A reader has sent me yet another lengthy screed about the State of the World and it leaves me as ignorant as I was before reading most of it. I know little about politics and nothing about economics, and I can’t muster the grit to change that situation. The writer seems like a bright, certainly well-educated guy but overly dependent on jury-rigging a grand unified theory of everything, rather like Coleridge is his gaseous phase. I defer to Dr. Johnson in The Rambler for July 9, 1751:
“Nothing has so exposed
men of learning to contempt and ridicule as their ignorance of things which are
known to all but themselves. Those who have been taught to consider the
institutions of the schools as giving the last perfection to human abilities are
surprised to see men wrinkled with study, yet wanting to be instructed in the
minute circumstances of propriety, or the necessary form of daily transaction;
and quickly shake off their reverence for modes of education which they find to
produce no ability above the rest of mankind.”

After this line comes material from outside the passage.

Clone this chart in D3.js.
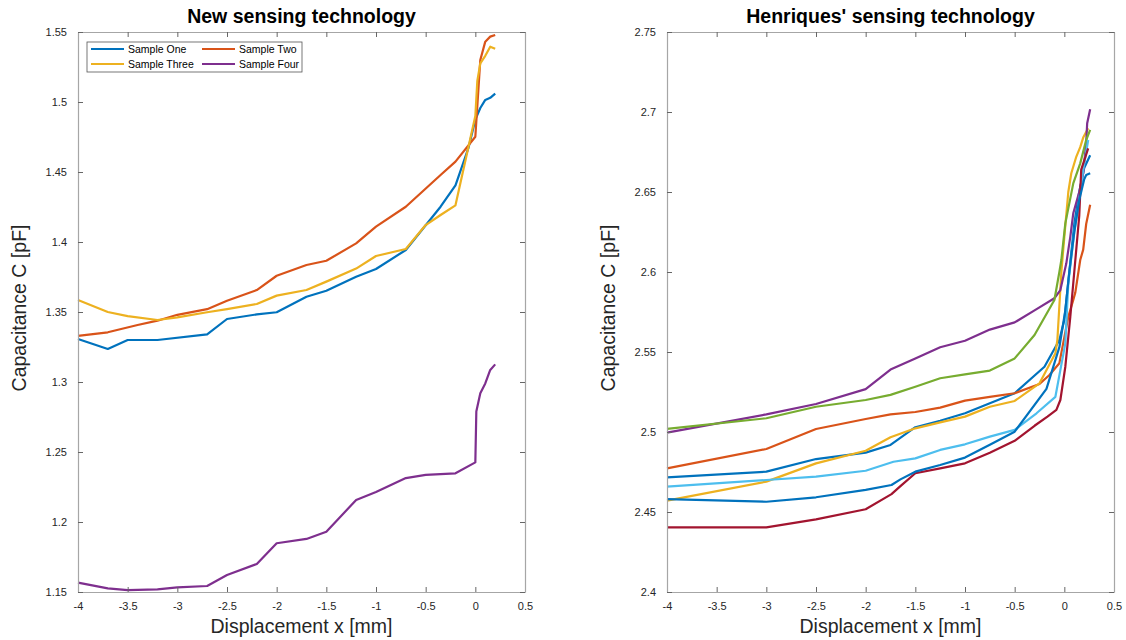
<!DOCTYPE html>
<html>
<head>
<meta charset="utf-8">
<script src="https://cdn.jsdelivr.net/npm/d3@7"></script>
<style>
  html, body { margin: 0; padding: 0; background: #fff; }
  svg { display: block; font-family: Arial, "Liberation Sans", Helvetica, sans-serif; }
</style>
</head>
<body>
<svg id="chart" width="1126" height="640"></svg>
<script>
// ---- Data: new sensing technology (four samples) ----
const sampleNames = ["Sample One", "Sample Two", "Sample Three", "Sample Four"];

const oneX = [-4, -3.7, -3.5, -3.2, -2.7, -2.5, -2.2, -2, -1.7, -1.5, -1.2, -1, -0.7, -0.35, -0.2, -0.07, 0, 0.05, 0.1, 0.15, 0.2];
const oneY = [1.3307, 1.3236, 1.330, 1.330, 1.334, 1.345, 1.3483, 1.3498, 1.3609, 1.3652, 1.3752, 1.3807, 1.3943, 1.4252, 1.4405, 1.467, 1.4874, 1.4957, 1.5015, 1.503, 1.506];

const twoX = [-4, -3.7, -3.4, -3.2, -3, -2.7, -2.5, -2.2, -2, -1.7, -1.5, -1.2, -1, -0.7, -0.35, -0.2, 0, 0.05, 0.1, 0.15, 0.2];
const twoY = [1.333, 1.3355, 1.3407, 1.3438, 1.348, 1.352, 1.358, 1.3657, 1.3759, 1.3836, 1.3866, 1.399, 1.411, 1.4252, 1.4479, 1.4574, 1.4752, 1.530, 1.5431, 1.5467, 1.5479];

const threeX = [-4, -3.7, -3.5, -3.2, -3, -2.7, -2.5, -2.2, -2, -1.7, -1.5, -1.2, -1, -0.7, -0.5, -0.35, -0.2, 0, 0.02, 0.05, 0.1, 0.15, 0.2];
const threeY = [1.3586, 1.350, 1.3471, 1.3443, 1.3462, 1.3498, 1.352, 1.3557, 1.3617, 1.3657, 1.3717, 1.381, 1.390, 1.395, 1.4121, 1.4193, 1.4262, 1.490, 1.515, 1.5276, 1.533, 1.5395, 1.538];

const fourX = [-4, -3.7, -3.5, -3.2, -3, -2.7, -2.5, -2.2, -2, -1.7, -1.5, -1.2, -1, -0.7, -0.5, -0.2, 0, 0.01, 0.05, 0.1, 0.15, 0.2];
const fourY = [1.1567, 1.1526, 1.1514, 1.1519, 1.1533, 1.1543, 1.1621, 1.170, 1.1848, 1.1879, 1.1931, 1.2157, 1.2214, 1.2314, 1.2336, 1.2348, 1.2426, 1.279, 1.292, 1.299, 1.3086, 1.3126];

// ---- Data: Henriques' sensing technology (eight runs) ----
const runAX = [-4, -3, -2.5, -2, -1.75, -1.5, -1.25, -1, -0.75, -0.5, -0.2, -0.05, 0, 0.05, 0.1, 0.15, 0.2, 0.26];
const runAY = [2.4717, 2.4752, 2.4831, 2.4871, 2.4919, 2.503, 2.507, 2.5117, 2.518, 2.5242, 2.5408, 2.5575, 2.570, 2.600, 2.630, 2.650, 2.665, 2.673];

const runBX = [-4, -3, -2.5, -2, -1.75, -1.5, -1.25, -1, -0.75, -0.5, -0.25, -0.15, -0.05, 0.04, 0.09, 0.11, 0.16, 0.19, 0.22, 0.26];
const runBY = [2.4773, 2.4894, 2.5019, 2.5081, 2.511, 2.5125, 2.5152, 2.5196, 2.522, 2.5242, 2.530, 2.5356, 2.543, 2.572, 2.5825, 2.587, 2.6075, 2.614, 2.630, 2.642];

const runCX = [-4, -3, -2.5, -2, -1.75, -1.5, -1.25, -1, -0.75, -0.5, -0.25, -0.09, -0.07, -0.03, 0, 0.04, 0.07, 0.12, 0.16, 0.19, 0.24];
const runCY = [2.4571, 2.469, 2.4804, 2.4883, 2.4967, 2.5023, 2.506, 2.5096, 2.5158, 2.5194, 2.5304, 2.5492, 2.5575, 2.600, 2.622, 2.650, 2.6617, 2.672, 2.678, 2.684, 2.6898];

const runDX = [-4, -3, -2.5, -2, -1.75, -1.5, -1.25, -1, -0.75, -0.5, -0.3, -0.1, -0.04, 0.02, 0.06, 0.09, 0.15, 0.19, 0.22, 0.23, 0.26];
const runDY = [2.4996, 2.511, 2.5175, 2.5268, 2.539, 2.546, 2.553, 2.557, 2.564, 2.5685, 2.576, 2.5836, 2.5887, 2.6054, 2.622, 2.6367, 2.650, 2.6617, 2.6806, 2.693, 2.7017];

const runEX = [-4, -3, -2.5, -2, -1.75, -1.5, -1.25, -1, -0.75, -0.5, -0.3, -0.1, -0.05, -0.03, 0.01, 0.09, 0.16, 0.22, 0.26];
const runEY = [2.5019, 2.5086, 2.5158, 2.520, 2.5232, 2.5283, 2.5336, 2.536, 2.5384, 2.546, 2.5606, 2.5825, 2.600, 2.6075, 2.6304, 2.6554, 2.6679, 2.6825, 2.6888];

const runFX = [-4, -3, -2.5, -2, -1.72, -1.5, -1.25, -1, -0.75, -0.5, -0.28, -0.09, 0.01, 0.04, 0.1, 0.15, 0.19, 0.24];
const runFY = [2.4658, 2.470, 2.4721, 2.4758, 2.4814, 2.4835, 2.4888, 2.4923, 2.4971, 2.5013, 2.5117, 2.522, 2.5554, 2.593, 2.625, 2.645, 2.6638, 2.6825];

const runGX = [-4, -3, -2.5, -2, -1.74, -1.65, -1.5, -1.25, -1, -0.75, -0.5, -0.3, -0.17, -0.08, -0.04, 0.01, 0.06, 0.1, 0.15, 0.17, 0.24];
const runGY = [2.4404, 2.4404, 2.4454, 2.4517, 2.4612, 2.4662, 2.4742, 2.4773, 2.4804, 2.487, 2.4945, 2.5039, 2.5096, 2.5138, 2.520, 2.5408, 2.572, 2.600, 2.635, 2.664, 2.6773];

const runHX = [-4, -3, -2.5, -2, -1.74, -1.65, -1.5, -1.25, -1, -0.75, -0.5, -0.18, -0.05, 0.01, 0.05, 0.1, 0.15, 0.2, 0.22, 0.26];
const runHY = [2.4581, 2.4564, 2.4592, 2.4638, 2.4669, 2.4704, 2.4752, 2.4794, 2.484, 2.492, 2.5002, 2.527, 2.553, 2.576, 2.600, 2.625, 2.645, 2.658, 2.6606, 2.6617];

// ---- Axis ticks ----
const xTicks = [-4, -3.5, -3, -2.5, -2, -1.5, -1, -0.5, 0, 0.5];
const leftYTicks = [1.15, 1.2, 1.25, 1.3, 1.35, 1.4, 1.45, 1.5, 1.55];
const rightYTicks = [2.4, 2.45, 2.5, 2.55, 2.6, 2.65, 2.7, 2.75];

// MATLAB default color order
const palette = ["#0072BD", "#D95319", "#EDB120", "#7E2F8E", "#77AC30", "#4DBEEE", "#A2142F"];

const leftSeries = [
  { name: sampleNames[0], xs: oneX, ys: oneY, color: palette[0] },
  { name: sampleNames[1], xs: twoX, ys: twoY, color: palette[1] },
  { name: sampleNames[2], xs: threeX, ys: threeY, color: palette[2] },
  { name: sampleNames[3], xs: fourX, ys: fourY, color: palette[3] }
];
const rightSeries = [
  { xs: runAX, ys: runAY, color: palette[0] },
  { xs: runBX, ys: runBY, color: palette[1] },
  { xs: runCX, ys: runCY, color: palette[2] },
  { xs: runDX, ys: runDY, color: palette[3] },
  { xs: runEX, ys: runEY, color: palette[4] },
  { xs: runFX, ys: runFY, color: palette[5] },
  { xs: runGX, ys: runGY, color: palette[6] },
  { xs: runHX, ys: runHY, color: palette[0] }
];

const svg = d3.select("#chart");
const axisColor = "#a6a6a6";
const textColor = "#262626";

function drawPanel(opts) {
  const { left, top, width, height, yDomain, yTicks, title, series } = opts;
  const x = d3.scaleLinear().domain([-4, 0.5]).range([left, left + width]);
  const y = d3.scaleLinear().domain(yDomain).range([top + height, top]);
  const g = svg.append("g");

  // data lines
  const line = d3.line().x(d => x(d[0])).y(d => y(d[1]));
  series.forEach(s => {
    g.append("path")
      .datum(s.xs.map((v, i) => [v, s.ys[i]]))
      .attr("d", line)
      .attr("fill", "none")
      .attr("stroke", s.color)
      .attr("stroke-width", 2.2)
      .attr("stroke-linejoin", "round");
  });

  // axes with inward ticks on all four sides
  const fmt = d => String(+d.toFixed(2));
  const bottom = g.append("g").attr("transform", `translate(0,${top + height})`)
    .call(d3.axisBottom(x).tickValues(xTicks).tickSizeInner(-5).tickSizeOuter(0).tickPadding(10).tickFormat(fmt));
  const topAx = g.append("g").attr("transform", `translate(0,${top})`)
    .call(d3.axisTop(x).tickValues(xTicks).tickSizeInner(-5).tickSizeOuter(0).tickFormat(""));
  const leftAx = g.append("g").attr("transform", `translate(${left},0)`)
    .call(d3.axisLeft(y).tickValues(yTicks).tickSizeInner(-5).tickSizeOuter(0).tickPadding(11).tickFormat(fmt));
  const rightAx = g.append("g").attr("transform", `translate(${left + width},0)`)
    .call(d3.axisRight(y).tickValues(yTicks).tickSizeInner(-5).tickSizeOuter(0).tickFormat(""));
  [bottom, topAx, leftAx, rightAx].forEach(a => {
    a.select(".domain").attr("stroke", axisColor).attr("stroke-width", 1.2);
    a.selectAll(".tick line").attr("stroke", "#666").attr("stroke-width", 1);
    a.selectAll("text").attr("fill", textColor).style("font-size", "11px")
      .style("font-family", "Arial, 'Liberation Sans', sans-serif");
  });

  // title and axis labels
  g.append("text").attr("x", left + width / 2).attr("y", top - 9)
    .attr("text-anchor", "middle").attr("font-weight", "bold").attr("font-size", 19.5)
    .attr("fill", "#000").text(title);
  g.append("text").attr("x", left + width / 2).attr("y", top + height + 41)
    .attr("text-anchor", "middle").attr("font-size", 19.5).attr("fill", textColor)
    .text("Displacement x [mm]");
  g.append("text")
    .attr("transform", `translate(${left - 52},${top + height / 2 - 4}) rotate(-90)`)
    .attr("text-anchor", "middle").attr("font-size", 19.5).attr("fill", textColor)
    .text("Capacitance C [pF]");

  return { g, x, y };
}

const leftPanel = drawPanel({
  left: 78, top: 32, width: 447, height: 560,
  yDomain: [1.15, 1.55], yTicks: leftYTicks,
  title: "New sensing technology", series: leftSeries
});

drawPanel({
  left: 667, top: 32, width: 447, height: 560,
  yDomain: [2.4, 2.75], yTicks: rightYTicks,
  title: "Henriques' sensing technology", series: rightSeries
});

// legend for the four samples (two columns)
const lg = leftPanel.g.append("g").attr("transform", "translate(87,42)");
lg.append("rect").attr("width", 215).attr("height", 30)
  .attr("fill", "#fff").attr("stroke", "#555").attr("stroke-width", 0.8);
leftSeries.forEach((s, i) => {
  const col = i % 2, row = Math.floor(i / 2);
  const ox = 4 + col * 111, oy = 7 + row * 15;
  lg.append("line").attr("x1", ox).attr("x2", ox + 33).attr("y1", oy).attr("y2", oy)
    .attr("stroke", s.color).attr("stroke-width", 2.2);
  lg.append("text").attr("x", ox + 37).attr("y", oy + 3.8)
    .attr("font-size", 10.5).attr("fill", "#000").text(s.name);
});
</script>
</body>
</html>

Johnson, ever the no-nonsense realist. One of his admirers, Flannery O’Connor, writes on October
26, 1963, my eleventh birthday, to her friend “A.” (Elizabeth “Betty” Hester):
“Who do you think you understand?
If anybody, you delude yourself. I love a lot of people, understand none of
them. This is not perfect love but as much as a finite creature can be capable
of.”
Systemic lupus erythematosus killed O’Connor nine months later, at the age of thirty-nine. You can find the complete letter in The Habit of Being (ed. Sally Fitzgerald, 1979). O’Connor serves as a literary palate cleanser. Like Johnson, she abhorred nonsense and intellectual pretentiousness.